### SUPPLIED DATA
□ □ □ □

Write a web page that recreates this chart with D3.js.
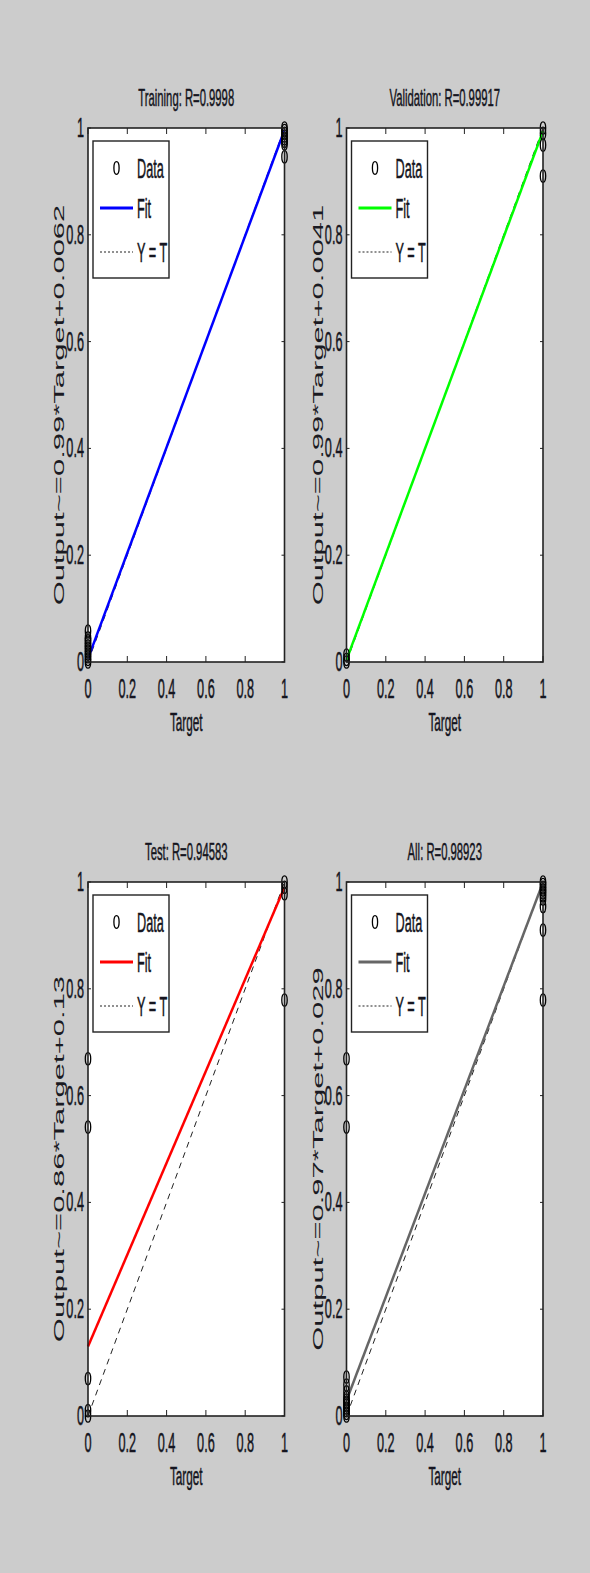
<!DOCTYPE html>
<html>
<head>
<meta charset="utf-8">
<script src="https://cdn.jsdelivr.net/npm/d3@7"></script>
<style>
  html, body { margin: 0; padding: 0; background: #cccccc; }
  svg { display: block; }
  text { font-family: "Liberation Sans", Arial, sans-serif; fill: #151520; stroke: #151520; stroke-width: 0.5; }
  text.ylab { stroke: none; fill: #1a1a22; }
</style>
</head>
<body>
<svg id="chart" width="590" height="1573"></svg>
<script>
// ---------- data ----------
const panelNames = ["Training", "Validation", "Test", "All"];
const titles = ["Training: R=0.9998", "Validation: R=0.99917", "Test: R=0.94583", "All: R=0.98923"];
const yLabels = [
  "Output~=0.99*Target+0.0062",
  "Output~=0.99*Target+0.0041",
  "Output~=0.86*Target+0.13",
  "Output~=0.97*Target+0.029"
];
const fitColors = ["#0000ff", "#00ff00", "#ff0000", "#666666"];
const fitAtTarget0 = [0.0062, 0.0041, 0.13, 0.029];
const fitAtTarget1 = [0.9962, 0.9941, 0.99, 0.999];
const tickValues = [0, 0.2, 0.4, 0.6, 0.8, 1];
const tickLabels = ["0", "0.2", "0.4", "0.6", "0.8", "1"];
const legendLabels = ["Data", "Fit", "Y = T"];
const xLabel = "Target";

// data points: [target, output]
const trainingData = [
  [0, 0], [0, 0.005], [0, 0.01], [0, 0.015], [0, 0.02], [0, 0.025], [0, 0.03],
  [0, 0.035], [0, 0.04], [0, 0.045], [0, 0.058],
  [1, 1.0], [1, 0.995], [1, 0.99], [1, 0.985], [1, 0.98], [1, 0.975], [1, 0.97], [1, 0.946]
];
const validationData = [
  [0, 0], [0, 0.005], [0, 0.013],
  [1, 1.0], [1, 0.99], [1, 0.968], [1, 0.91]
];
const testData = [
  [0, 0], [0, 0.01], [0, 0.07], [0, 0.541], [0, 0.669],
  [1, 1.0], [1, 0.99], [1, 0.978], [1, 0.779]
];
const allData = [
  [0, 0], [0, 0.005], [0, 0.01], [0, 0.015], [0, 0.02], [0, 0.025], [0, 0.03],
  [0, 0.035], [0, 0.045], [0, 0.058], [0, 0.073], [0, 0.541], [0, 0.669],
  [1, 1.0], [1, 0.995], [1, 0.99], [1, 0.985], [1, 0.98], [1, 0.975], [1, 0.968],
  [1, 0.954], [1, 0.91], [1, 0.779]
];
const panelData = [trainingData, validationData, testData, allData];

// ---------- layout ----------
const boxes = [
  { l: 88, r: 284.5, t: 128, b: 662 },
  { l: 346.5, r: 543, t: 128, b: 662 },
  { l: 88, r: 284.5, t: 882, b: 1416 },
  { l: 346.5, r: 543, t: 882, b: 1416 }
];
const SX = 0.47; // horizontal squeeze of text

const svg = d3.select("#chart");

function sText(g, x, y, str, size, anchor) {
  return g.append("text")
    .attr("transform", `translate(${x},${y}) scale(${SX},1)`)
    .attr("text-anchor", anchor)
    .attr("font-size", size)
    .text(str);
}

panelNames.forEach((name, i) => {
  const bx = boxes[i];
  const x = d3.scaleLinear().domain([0, 1]).range([bx.l, bx.r]);
  const y = d3.scaleLinear().domain([0, 1]).range([bx.b, bx.t]);
  const g = svg.append("g").attr("class", "panel-" + name);

  // plot area
  g.append("rect").attr("x", bx.l).attr("y", bx.t)
    .attr("width", bx.r - bx.l).attr("height", bx.b - bx.t)
    .attr("fill", "#ffffff");

  // inner ticks on all sides
  const tk = g.append("g").attr("stroke", "#222").attr("stroke-width", 1);
  tickValues.forEach(v => {
    tk.append("line").attr("x1", x(v)).attr("x2", x(v)).attr("y1", bx.b).attr("y2", bx.b - 6);
    tk.append("line").attr("x1", x(v)).attr("x2", x(v)).attr("y1", bx.t).attr("y2", bx.t + 6);
    tk.append("line").attr("x1", bx.l).attr("x2", bx.l + 3).attr("y1", y(v)).attr("y2", y(v));
    tk.append("line").attr("x1", bx.r).attr("x2", bx.r - 3).attr("y1", y(v)).attr("y2", y(v));
  });

  // Y = T dashed
  g.append("line")
    .attr("x1", x(0)).attr("y1", y(0)).attr("x2", x(1)).attr("y2", y(1))
    .attr("stroke", "#222").attr("stroke-width", 1).attr("stroke-dasharray", "6,5");

  // Fit line
  g.append("line")
    .attr("x1", x(0)).attr("y1", y(fitAtTarget0[i]))
    .attr("x2", x(1)).attr("y2", y(fitAtTarget1[i]))
    .attr("stroke", fitColors[i]).attr("stroke-width", 2.5);

  // data circles
  g.append("g").selectAll("ellipse").data(panelData[i]).join("ellipse")
    .attr("cx", d => x(d[0])).attr("cy", d => y(d[1]))
    .attr("rx", 2.7).attr("ry", 6.2)
    .attr("fill", "none").attr("stroke", "#000").attr("stroke-width", 1.3);

  // box
  g.append("rect").attr("x", bx.l).attr("y", bx.t)
    .attr("width", bx.r - bx.l).attr("height", bx.b - bx.t)
    .attr("fill", "none").attr("stroke", "#222").attr("stroke-width", 1.6);

  // tick labels
  tickValues.forEach((v, k) => {
    sText(g, x(v), bx.b + 36, tickLabels[k], 27, "middle");
    sText(g, bx.l - 4, y(v) + 9, tickLabels[k], 27, "end");
  });

  // title
  sText(g, (bx.l + bx.r) / 2, bx.t - 22, titles[i], 24, "middle");
  // x label
  sText(g, (bx.l + bx.r) / 2, bx.b + 69, xLabel, 25, "middle");
  // y label (rotated, squeezed across its height)
  g.append("text").attr("class", "ylab")
    .attr("transform", `translate(${bx.l - 24},${(bx.t + bx.b) / 2 + 10}) rotate(-90) scale(1,${SX})`)
    .attr("text-anchor", "middle")
    .attr("font-size", 31)
    .text(yLabels[i]);

  // legend
  const lx = bx.l + 5, ly = bx.t + 13, lw = 76, lh = 137;
  const lg = g.append("g");
  lg.append("rect").attr("x", lx).attr("y", ly).attr("width", lw).attr("height", lh)
    .attr("fill", "#fff").attr("stroke", "#222").attr("stroke-width", 1.4);
  const rows = [ly + 27, ly + 67, ly + 111];
  lg.append("ellipse").attr("cx", lx + 23.5).attr("cy", rows[0])
    .attr("rx", 2.6).attr("ry", 6.3).attr("fill", "none").attr("stroke", "#000").attr("stroke-width", 1.3);
  lg.append("line").attr("x1", lx + 7).attr("x2", lx + 40).attr("y1", rows[1]).attr("y2", rows[1])
    .attr("stroke", fitColors[i]).attr("stroke-width", 2.8);
  lg.append("line").attr("x1", lx + 7).attr("x2", lx + 40).attr("y1", rows[2]).attr("y2", rows[2])
    .attr("stroke", "#222").attr("stroke-width", 1.2).attr("stroke-dasharray", "2,2");
  legendLabels.forEach((t, k) => {
    sText(lg, lx + 44, rows[k] + 10, t, 27, "start");
  });
});
</script>
</body>
</html>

□ □ □ □

Except for the pictures, reproduce every line exactly.

### FULL OUTPUT
Write a web page that recreates this chart with D3.js.
<!DOCTYPE html>
<html>
<head>
<meta charset="utf-8">
<script src="https://cdn.jsdelivr.net/npm/d3@7"></script>
<style>
  html, body { margin: 0; padding: 0; background: #cccccc; }
  svg { display: block; }
  text { font-family: "Liberation Sans", Arial, sans-serif; fill: #151520; stroke: #151520; stroke-width: 0.5; }
  text.ylab { stroke: none; fill: #1a1a22; }
</style>
</head>
<body>
<svg id="chart" width="590" height="1573"></svg>
<script>
// ---------- data ----------
const panelNames = ["Training", "Validation", "Test", "All"];
const titles = ["Training: R=0.9998", "Validation: R=0.99917", "Test: R=0.94583", "All: R=0.98923"];
const yLabels = [
  "Output~=0.99*Target+0.0062",
  "Output~=0.99*Target+0.0041",
  "Output~=0.86*Target+0.13",
  "Output~=0.97*Target+0.029"
];
const fitColors = ["#0000ff", "#00ff00", "#ff0000", "#666666"];
const fitAtTarget0 = [0.0062, 0.0041, 0.13, 0.029];
const fitAtTarget1 = [0.9962, 0.9941, 0.99, 0.999];
const tickValues = [0, 0.2, 0.4, 0.6, 0.8, 1];
const tickLabels = ["0", "0.2", "0.4", "0.6", "0.8", "1"];
const legendLabels = ["Data", "Fit", "Y = T"];
const xLabel = "Target";

// data points: [target, output]
const trainingData = [
  [0, 0], [0, 0.005], [0, 0.01], [0, 0.015], [0, 0.02], [0, 0.025], [0, 0.03],
  [0, 0.035], [0, 0.04], [0, 0.045], [0, 0.058],
  [1, 1.0], [1, 0.995], [1, 0.99], [1, 0.985], [1, 0.98], [1, 0.975], [1, 0.97], [1, 0.946]
];
const validationData = [
  [0, 0], [0, 0.005], [0, 0.013],
  [1, 1.0], [1, 0.99], [1, 0.968], [1, 0.91]
];
const testData = [
  [0, 0], [0, 0.01], [0, 0.07], [0, 0.541], [0, 0.669],
  [1, 1.0], [1, 0.99], [1, 0.978], [1, 0.779]
];
const allData = [
  [0, 0], [0, 0.005], [0, 0.01], [0, 0.015], [0, 0.02], [0, 0.025], [0, 0.03],
  [0, 0.035], [0, 0.045], [0, 0.058], [0, 0.073], [0, 0.541], [0, 0.669],
  [1, 1.0], [1, 0.995], [1, 0.99], [1, 0.985], [1, 0.98], [1, 0.975], [1, 0.968],
  [1, 0.954], [1, 0.91], [1, 0.779]
];
const panelData = [trainingData, validationData, testData, allData];

// ---------- layout ----------
const boxes = [
  { l: 88, r: 284.5, t: 128, b: 662 },
  { l: 346.5, r: 543, t: 128, b: 662 },
  { l: 88, r: 284.5, t: 882, b: 1416 },
  { l: 346.5, r: 543, t: 882, b: 1416 }
];
const SX = 0.47; // horizontal squeeze of text

const svg = d3.select("#chart");

function sText(g, x, y, str, size, anchor) {
  return g.append("text")
    .attr("transform", `translate(${x},${y}) scale(${SX},1)`)
    .attr("text-anchor", anchor)
    .attr("font-size", size)
    .text(str);
}

panelNames.forEach((name, i) => {
  const bx = boxes[i];
  const x = d3.scaleLinear().domain([0, 1]).range([bx.l, bx.r]);
  const y = d3.scaleLinear().domain([0, 1]).range([bx.b, bx.t]);
  const g = svg.append("g").attr("class", "panel-" + name);

  // plot area
  g.append("rect").attr("x", bx.l).attr("y", bx.t)
    .attr("width", bx.r - bx.l).attr("height", bx.b - bx.t)
    .attr("fill", "#ffffff");

  // inner ticks on all sides
  const tk = g.append("g").attr("stroke", "#222").attr("stroke-width", 1);
  tickValues.forEach(v => {
    tk.append("line").attr("x1", x(v)).attr("x2", x(v)).attr("y1", bx.b).attr("y2", bx.b - 6);
    tk.append("line").attr("x1", x(v)).attr("x2", x(v)).attr("y1", bx.t).attr("y2", bx.t + 6);
    tk.append("line").attr("x1", bx.l).attr("x2", bx.l + 3).attr("y1", y(v)).attr("y2", y(v));
    tk.append("line").attr("x1", bx.r).attr("x2", bx.r - 3).attr("y1", y(v)).attr("y2", y(v));
  });

  // Y = T dashed
  g.append("line")
    .attr("x1", x(0)).attr("y1", y(0)).attr("x2", x(1)).attr("y2", y(1))
    .attr("stroke", "#222").attr("stroke-width", 1).attr("stroke-dasharray", "6,5");

  // Fit line
  g.append("line")
    .attr("x1", x(0)).attr("y1", y(fitAtTarget0[i]))
    .attr("x2", x(1)).attr("y2", y(fitAtTarget1[i]))
    .attr("stroke", fitColors[i]).attr("stroke-width", 2.5);

  // data circles
  g.append("g").selectAll("ellipse").data(panelData[i]).join("ellipse")
    .attr("cx", d => x(d[0])).attr("cy", d => y(d[1]))
    .attr("rx", 2.7).attr("ry", 6.2)
    .attr("fill", "none").attr("stroke", "#000").attr("stroke-width", 1.3);

  // box
  g.append("rect").attr("x", bx.l).attr("y", bx.t)
    .attr("width", bx.r - bx.l).attr("height", bx.b - bx.t)
    .attr("fill", "none").attr("stroke", "#222").attr("stroke-width", 1.6);

  // tick labels
  tickValues.forEach((v, k) => {
    sText(g, x(v), bx.b + 36, tickLabels[k], 27, "middle");
    sText(g, bx.l - 4, y(v) + 9, tickLabels[k], 27, "end");
  });

  // title
  sText(g, (bx.l + bx.r) / 2, bx.t - 22, titles[i], 24, "middle");
  // x label
  sText(g, (bx.l + bx.r) / 2, bx.b + 69, xLabel, 25, "middle");
  // y label (rotated, squeezed across its height)
  g.append("text").attr("class", "ylab")
    .attr("transform", `translate(${bx.l - 24},${(bx.t + bx.b) / 2 + 10}) rotate(-90) scale(1,${SX})`)
    .attr("text-anchor", "middle")
    .attr("font-size", 31)
    .text(yLabels[i]);

  // legend
  const lx = bx.l + 5, ly = bx.t + 13, lw = 76, lh = 137;
  const lg = g.append("g");
  lg.append("rect").attr("x", lx).attr("y", ly).attr("width", lw).attr("height", lh)
    .attr("fill", "#fff").attr("stroke", "#222").attr("stroke-width", 1.4);
  const rows = [ly + 27, ly + 67, ly + 111];
  lg.append("ellipse").attr("cx", lx + 23.5).attr("cy", rows[0])
    .attr("rx", 2.6).attr("ry", 6.3).attr("fill", "none").attr("stroke", "#000").attr("stroke-width", 1.3);
  lg.append("line").attr("x1", lx + 7).attr("x2", lx + 40).attr("y1", rows[1]).attr("y2", rows[1])
    .attr("stroke", fitColors[i]).attr("stroke-width", 2.8);
  lg.append("line").attr("x1", lx + 7).attr("x2", lx + 40).attr("y1", rows[2]).attr("y2", rows[2])
    .attr("stroke", "#222").attr("stroke-width", 1.2).attr("stroke-dasharray", "2,2");
  legendLabels.forEach((t, k) => {
    sText(lg, lx + 44, rows[k] + 10, t, 27, "start");
  });
});
</script>
</body>
</html>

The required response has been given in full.